Badania potwierdziły zakażenie koronawirusem u członkini wyborczej w gminie Jasieniec na Mazowszu. Na wyniki czekają również mąż i teść kobiety, którzy również pracowali w komisjach wyborczych w tej gminie.
Co ciekawe, podczas pracy w niedzielę kobieta nie miała żadnych objawów. W poniedziałek zgłosiła się do szpitala na planowe przyjęcie, gdzie wykonano jej test, który dał pozytywny wynik.
W związku z tym faktem przebadano sześciu pozostałych członków komisji oraz trzech pracowników gminy, którzy bezpośrednio współpracowali z komisją przy organizacji wyborów. Od tych osób pobrano już wymazy. W poniedziałek 6 lipca powinny być znane wyniki. Na wyniki czekają również mąż i teść kobiety, którzy również pracowali w komisjach wyborczych. Jeżeli wyniki będą pozytywne, prawdopodobnie trzeba będzie przebadać także 14 innych osób, m.in. pozostałych członków komisji.
We wszystkich trzech komisjach w gminie głosowało łącznie ponad 2600 osób.

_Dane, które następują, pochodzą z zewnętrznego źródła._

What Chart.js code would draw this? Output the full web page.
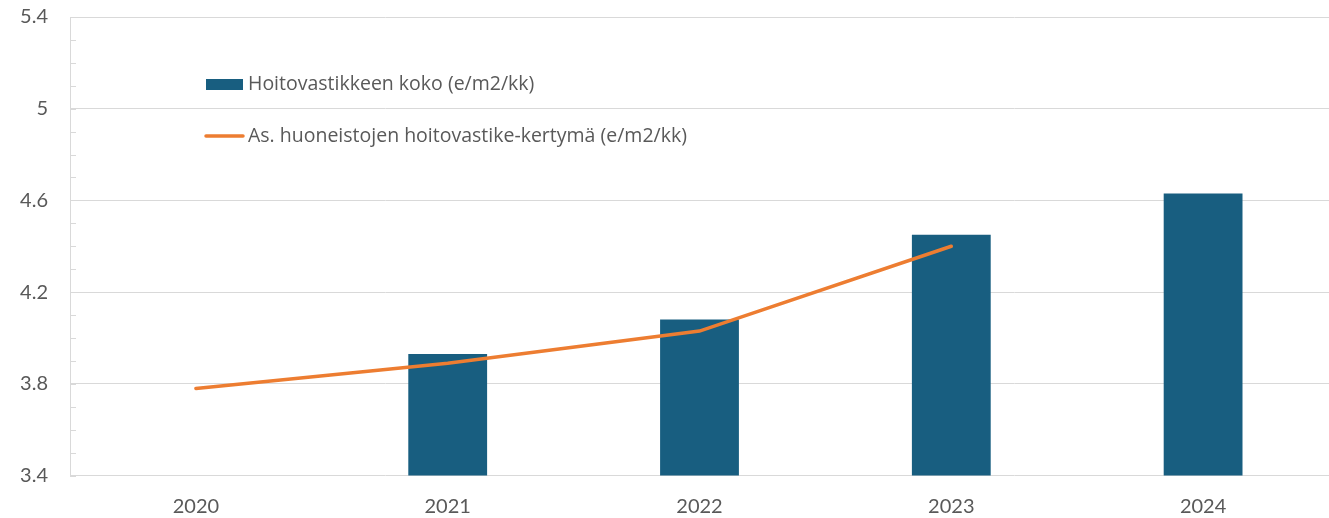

Wójt gminy Jasieniec, Marta Cytryńska, twierdzi, że głosujący mieszkańcy nie mieli bezpośredniego kontaktu z zarażoną, ale jest niepokój.
Szefowa delegatury Krajowego Biura Wyborczego w Radomiu zapewnia, że KBW jest gotowe, by w razie potrzeby skompletować nowe komisje wyborcze.